Help with buoyancy and gravity

Hi,
I did my first ever fly with my ROV yesterday in a calm shallow lake. Everything work fine except the stability of the rov. After numerous foam/weigth addition-movement, I realize I should understand the final goal before trying different things.
I assume that we aim for this:
Goal: slightly positive buoyancy and homogenous weigth repartition.

In my case, the ROV is buoyant positive until I add the heavy batterie pack in the rear compartment. Then the ROV become buoyant negative and because the batterie is at the back of the system, I end up with the rear sinking first and the front looking to the sky at about 30 degree angle.

I added foam to the rear end and lift the rear of the ROV and achieve a slight positive buoyancy.

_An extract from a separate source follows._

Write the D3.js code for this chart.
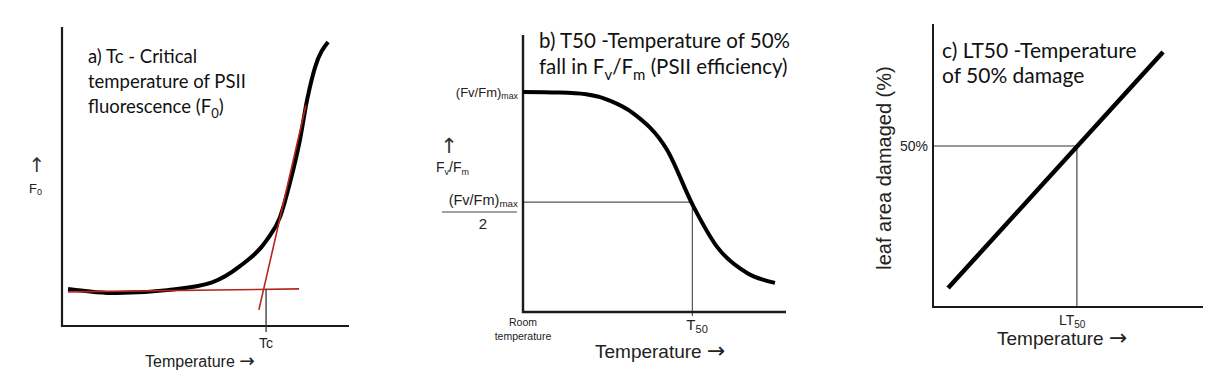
<!DOCTYPE html>
<html lang="en">
<head>
<meta charset="UTF-8">
<title>Heat tolerance measures</title>
<script src="https://d3js.org/d3.v7.min.js"></script>
<style>
  body { margin: 0; background: #fff; }
  .title { font-family: Lato, "Open Sans", sans-serif; fill: #111; }
  .lab { font-family: "Liberation Sans", Arial, sans-serif; fill: #222; }
  .arr { font-family: "DejaVu Sans", sans-serif; }
</style>
</head>
<body>
<svg width="1210" height="374"></svg>
<script>
// panel a : F0 rise with temperature (x, y in arbitrary units 0-100)
const curveA = [[2.1,12.4],[19,11.0],[36.6,12.0],[52.3,14.6],[62,20.0],[71.4,28.8],
                [76,36.5],[79.4,47.8],[82.9,62.2],[85.4,75.6],[88.2,86.6],[92.7,95]];
const baseLineA = [[2.1,11.4],[82.6,12.4]];
const steepLineA = [[68.6,5.4],[85.0,73.9]];
const tcValue = 71.1;

// panel b : Fv/Fm decline
const curveB = [[0,79.4],[14,79.2],[24,78.6],[33,76.3],[41.8,71.8],[54.8,58.5],
                [64.6,38.5],[73.8,23.5],[85.2,14.1],[95.8,10.5]];
const fvfmMax = 79.4;
const t50Value = 64.4;

// panel c : leaf damage
const lineC = [[5.6,5.9],[85.2,79.2]];
const damageHalf = 50;
const lt50Value = 53.3;

const UP = "\u2191\uFE0E", RIGHT = "\u2192\uFE0E";

const svg = d3.select("svg");
svg.append("rect").attr("width", 1210).attr("height", 374).attr("fill", "#fff");

const line = (x, y) => d3.line().x(d => x(d[0])).y(d => y(d[1]));

function axes(g, x, y, w) {
  const [x0] = x.range(), [y0, y1] = y.range();
  g.append("path")
    .attr("d", `M${x0},${y1}V${y0}H${x.range()[1]}`)
    .attr("fill", "none").attr("stroke", "#1a1a1a").attr("stroke-width", w);
}

function tempLabel(g, xx, yy, fs) {
  const t = g.append("text").attr("class", "lab").attr("x", xx).attr("y", yy).attr("font-size", fs);
  t.append("tspan").text("Temperature ");
  t.append("tspan").attr("class", "arr").attr("font-size", fs * 1.15).style("fill", "#222").text(RIGHT);
}

function upArrow(g, xx, yy, fs) {
  g.append("text").attr("class", "arr").attr("x", xx).attr("y", yy)
    .attr("text-anchor", "middle").attr("font-size", fs).style("fill", "#333").text(UP);
}

// ---------- a ----------
{
  const x = d3.scaleLinear().domain([0, 100]).range([62, 349]);
  const y = d3.scaleLinear().domain([0, 100]).range([326, 27]);
  const g = svg.append("g");
  axes(g, x, y, 2.2);
  g.append("path").datum(curveA)
    .attr("d", line(x, y).curve(d3.curveMonotoneX))
    .attr("fill", "none").attr("stroke", "#000").attr("stroke-width", 4);
  [baseLineA, steepLineA].forEach(l => g.append("path").datum(l)
    .attr("d", line(x, y)).attr("stroke", "#b5261e").attr("stroke-width", 1.6));
  g.append("line").attr("x1", x(tcValue)).attr("x2", x(tcValue))
    .attr("y1", y(12.3)).attr("y2", 332).attr("stroke", "#333").attr("stroke-width", 1.3);

  const t = g.append("text").attr("class", "title").attr("font-size", 18.5);
  t.append("tspan").attr("x", 88).attr("y", 63).text("a) Tc - Critical");
  t.append("tspan").attr("x", 88).attr("y", 88).text("temperature of PSII");
  t.append("tspan").attr("x", 88).attr("y", 113).text("fluorescence (F");
  t.append("tspan").attr("dy", 5).attr("font-size", 13).text("0");
  t.append("tspan").attr("dy", -5).text(")");

  upArrow(g, 37, 172, 20);
  const f0 = g.append("text").attr("class", "lab").attr("x", 29).attr("y", 193).attr("font-size", 13);
  f0.append("tspan").text("F");
  f0.append("tspan").attr("dy", 2).attr("font-size", 9).text("0");

  g.append("text").attr("class", "lab").attr("x", x(tcValue)).attr("y", 348)
    .attr("text-anchor", "middle").attr("font-size", 14).text("Tc");
  tempLabel(g, 145, 367, 16);
}

// ---------- b ----------
{
  const x = d3.scaleLinear().domain([0, 100]).range([523, 786]);
  const y = d3.scaleLinear().domain([0, 100]).range([312, 35]);
  const g = svg.append("g");
  g.append("path")
    .attr("d", `M${x(0)},${y(fvfmMax / 2)}H${x(t50Value)}V${y(0) + 4}`)
    .attr("fill", "none").attr("stroke", "#555").attr("stroke-width", 1.2);
  axes(g, x, y, 2.4);
  g.append("path").datum(curveB)
    .attr("d", line(x, y).curve(d3.curveMonotoneX))
    .attr("fill", "none").attr("stroke", "#000").attr("stroke-width", 4);

  const t = g.append("text").attr("class", "title").attr("font-size", 20.5);
  t.append("tspan").attr("x", 539).attr("y", 48).text("b) T50 -Temperature of 50%");
  t.append("tspan").attr("x", 539).attr("y", 74).text("fall in F");
  t.append("tspan").attr("dy", 6).attr("font-size", 15).text("v");
  t.append("tspan").attr("dy", -6).text("/F");
  t.append("tspan").attr("dy", 6).attr("font-size", 15).text("m");
  t.append("tspan").attr("dy", -6).text(" (PSII efficiency)");

  const maxLab = (yy, fs) => {
    const tx = g.append("text").attr("class", "lab").attr("x", 518).attr("y", yy)
      .attr("text-anchor", "end").attr("font-size", fs).attr("fill", "#3a3a3a");
    tx.append("tspan").text("(Fv/Fm)");
    tx.append("tspan").attr("dy", 2).attr("font-size", fs * 0.68).text("max");
  };
  maxLab(y(fvfmMax) + 5, 13);
  maxLab(y(fvfmMax / 2) + 3, 14.5);
  g.append("line").attr("x1", 442).attr("x2", 517).attr("y1", 212).attr("y2", 212)
    .attr("stroke", "#444").attr("stroke-width", 1.2);
  g.append("text").attr("class", "lab").attr("x", 483).attr("y", 229)
    .attr("text-anchor", "middle").attr("font-size", 15).text("2");

  upArrow(g, 449, 153, 21);
  const fl = g.append("text").attr("class", "lab").attr("x", 436).attr("y", 172).attr("font-size", 14);
  fl.append("tspan").text("F");
  fl.append("tspan").attr("dy", 3).attr("font-size", 9).text("v");
  fl.append("tspan").attr("dy", -3).text("/F");
  fl.append("tspan").attr("dy", 3).attr("font-size", 9).text("m");

  g.append("text").attr("class", "lab").attr("x", x(0)).attr("y", 326)
    .attr("text-anchor", "middle").attr("font-size", 10.5).attr("fill", "#444").text("Room");
  g.append("text").attr("class", "lab").attr("x", x(0)).attr("y", 340)
    .attr("text-anchor", "middle").attr("font-size", 10.5).attr("fill", "#444").text("temperature");

  const tl = g.append("text").attr("class", "lab").attr("x", x(t50Value) - 6).attr("y", 330).attr("font-size", 15);
  tl.append("tspan").text("T");
  tl.append("tspan").attr("dy", 3).attr("font-size", 11).text("50");
  tempLabel(g, 595, 358, 19);
}

// ---------- c ----------
{
  const x = d3.scaleLinear().domain([0, 100]).range([933, 1203]);
  const y = d3.scaleLinear().domain([0, 87.9]).range([307, 24]);
  const g = svg.append("g");
  g.append("path")
    .attr("d", `M${x(0)},${y(damageHalf)}H${x(lt50Value)}V${y(0)}`)
    .attr("fill", "none").attr("stroke", "#333").attr("stroke-width", 1.1);
  axes(g, x, y, 2);
  g.append("path").datum(lineC).attr("d", line(x, y))
    .attr("stroke", "#000").attr("stroke-width", 4.5);

  const t = g.append("text").attr("class", "title").attr("font-size", 21);
  t.append("tspan").attr("x", 942).attr("y", 58).text("c) LT50 -Temperature");
  t.append("tspan").attr("x", 942).attr("y", 83).text("of 50% damage");

  g.append("text").attr("class", "lab").attr("x", 928).attr("y", y(damageHalf) + 5)
    .attr("text-anchor", "end").attr("font-size", 14).attr("fill", "#3a3a3a").text("50%");
  g.append("text").attr("class", "lab")
    .attr("transform", "translate(891,168) rotate(-90)")
    .attr("text-anchor", "middle").attr("font-size", 20).text("leaf area damaged (%)");

  const ll = g.append("text").attr("class", "lab").attr("x", x(lt50Value) - 18).attr("y", 325).attr("font-size", 14);
  ll.append("tspan").text("LT");
  ll.append("tspan").attr("dy", 3).attr("font-size", 10).text("50");
  tempLabel(g, 997, 345, 19);
}
</script>
</body>
</html>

I also add some weigth at the front to make it more horizontal when floating. It work but was not stable. Specially when I tried to dive vertically. I guess this is because the setup is unbalanced?

So my question is : what are the step to reach a stable setup? Is there a guide somewhere about this? What do you guys means by sligthly positive? How many second to come back to surface when pull 10-20cm below the surface?

Instead of my unbalance attemp, I now think I will try to increase the weigth of the front end of the rov to counterbalance the batterie pack weigth and try to make the ROV sink horizontally and then add some foam at each corner to reach buoyancy. What do you suggest?

flying the ROV was so fun! Can’t wait to go back there.

Thank you

Hi @Charles,

Great to hear you had a lot of fun with your first ROV dive!

There’s a quite extensive post about both active and passive compensation of mass/buoyancy tuning here, which will hopefully be helpful to you:

“Slightly positive buoyancy” just means that the object will float back up if submerged in a liquid of the specified density. The speed of floating up depends a lot on the amount of buoyancy/density of liquid, along with the shape and size of the object.

For the BlueROV2 the technical details tab has a section at the top for physical properties, which specifies that a standard BlueROV2 has net buoyancy (without ballast) of 1.4kg, which means basically that when it’s submerged it has the equivalent of 1.4kg worth of gravitational force pointing back up to the surface. The weight without ballast is 9-10kg, so if you assume 10kg the acceleration upwards should be \frac{1.4kg \times 9.81m/s^2}{10kg} \approx 1.37m/s^2. If you assume no drag and a zero starting velocity then the time taken to go up 20cm should be about t = \sqrt{\frac{2\times 0.2m}{1.37m/s^2}} \approx 0.54s, but you should expect it to be longer than that since drag will slow it down. Note that that’s based on the water properties that the buoyancy was measured in, so is only a rough estimate, and is also only valid for the no ballast case. You can do similar calculations for different configurations or ROV designs if you want to.

Hi Eliot,

thank you for this well documented reply. I still have to learn a lot!

About the “sligthly positive buoyancy” then 0.54s / 20 cm is rather fast to me. This mean that as soon has you stop maintaining the ROV 20cm below the surface it will pop out almost immediatly. I was aiming for about 2-3 sec and this is difficult to achieve. In any case 0.54s is a very good starting point and reference to reach a stable setup. Thank you very much.

Charles

For reference, the ‘with ballast’ configuration instead has a weight of 10-11kg and a net buoyancy of 0.2kg, which becomes a=\frac{0.2kg\times9.81m/s^2}{11kg} \approx 0.18m/s^2, with a release from 20cm down taking t=\sqrt{\frac{2\times0.2m}{0.18m/s^2}} \approx 1.5s to reach the surface (assuming no drag) - a bit of extra mass makes a significant difference.